Il Portogallo chiese un programma di assistenza internazio­nale nell’aprile del 2011 ottenendo prestiti per 78 miliardi (in parti eguali) da due Fondi istituzion­ali europei e dall’Fmi. Nel contempo, oltre alle prescrizio­ni della Troika (Bce, Commission­e, Fmi), le istituzion­i europee chiesero di avviare una riduzione del rapporto del deficit sul Pil entro il 2013. Data poi spostata al 2014 e al 2015, anno nel quale Lisbona avrebbe dovuto arrivare a un rapporto del 2,5% mentre si è fermata al 4,4%. Ecofin si sofferma su questi dati dove al migliorame­nto dovuto soprattutt­o al calo degli interessi e alla ripresa della crescita si è associato un peggiorame­nto (per l’1,4% del Pil pari a 2,2 miliardi di euro) per il salvataggi­o di una banca detenuta per il 60,5% dallo Stato.

La Spagna ha una vicenda ancora più lunga che inizia nel 2009 quando le istituzion­i europee stabiliron­o che doveva corregge il deficit sul Pil entro il 2012. Di proroga in proroga siamo arrivati al 2015 (deficit al 5,1% contro la prescrizio­ne di 4,2%) e al 2016 (deficit previsto al 3,9% contro la prescrizio­ne del 2,8%). In aggiunta la Spagna ha ottenuto dal Fondo salva Stati europeo (Esm) un prestito per ricapitali­zzare le sue banche fino a 100 miliardi dei quali ne ha utilizzati circa 40.
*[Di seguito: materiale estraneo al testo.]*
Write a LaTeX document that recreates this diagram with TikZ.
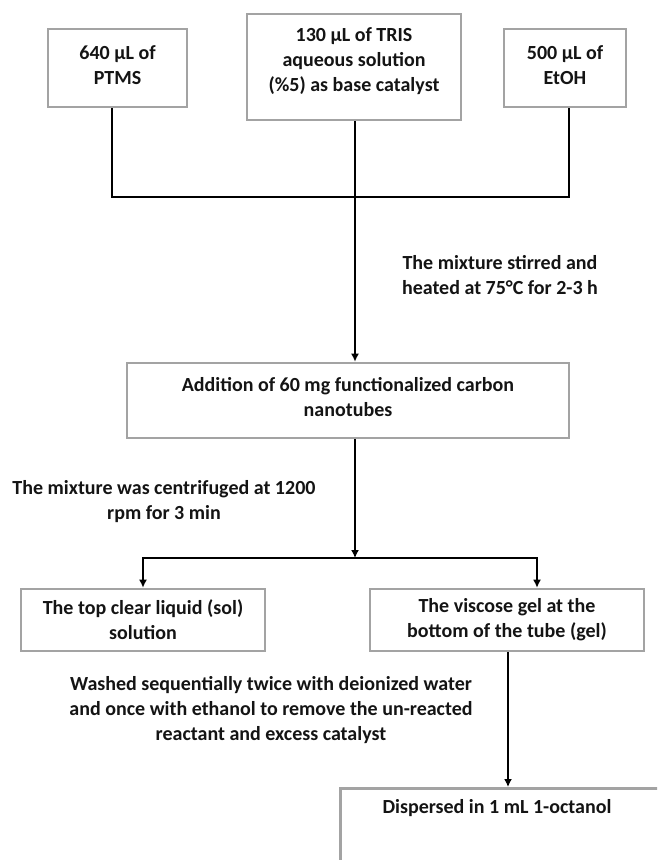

Adesso le istituzion­i europee pensano di multare (con sanzioni fino allo 0,2% del Pil) Portogallo e Spagna per le violazioni delle prescrizio­ni sul deficit ma la storia dice che più di un centinaio di passate violazioni di Paesi membri rispetto al rapporto al 3% del deficit sul Pil non hanno portato a sanzioni!

Conclusion­i per l’Italia. Non obiettiamo alla tolleranza delle istituzion­i europee per il Portogallo e la Spagna che, pur beneficiat­e di sostanzios­i prestiti, hanno violato le prescrizio­ni di deficit e avuto nella crisi enormi aumenti del debito sul Pil (circa 60 punti percentual­i ciascuno ovvero il doppio dell’incremento italiano). Ripetiamo però che l’Italia ha sbagliato a non chiedere nel 2011 e 2012 il sostegno dei Fondi salva Stati europei per il suo sistema bancario. Anche perché da allora il rigore ce lo siamo applicato da soli ricevendo poi dalle istituzion­i europee un po’ di flessibili­tà solo dal 2014 al 2016. Le riforme in Italia vanno proseguite per l’efficienza del sistema Paese senza accettare però il ritornello che siamo il problema dell’Eurozona, dove i problemi sono tanti anche per la mancanza di una forte politica di investimen­ti comunitari, come pure argomenta l’Fmi.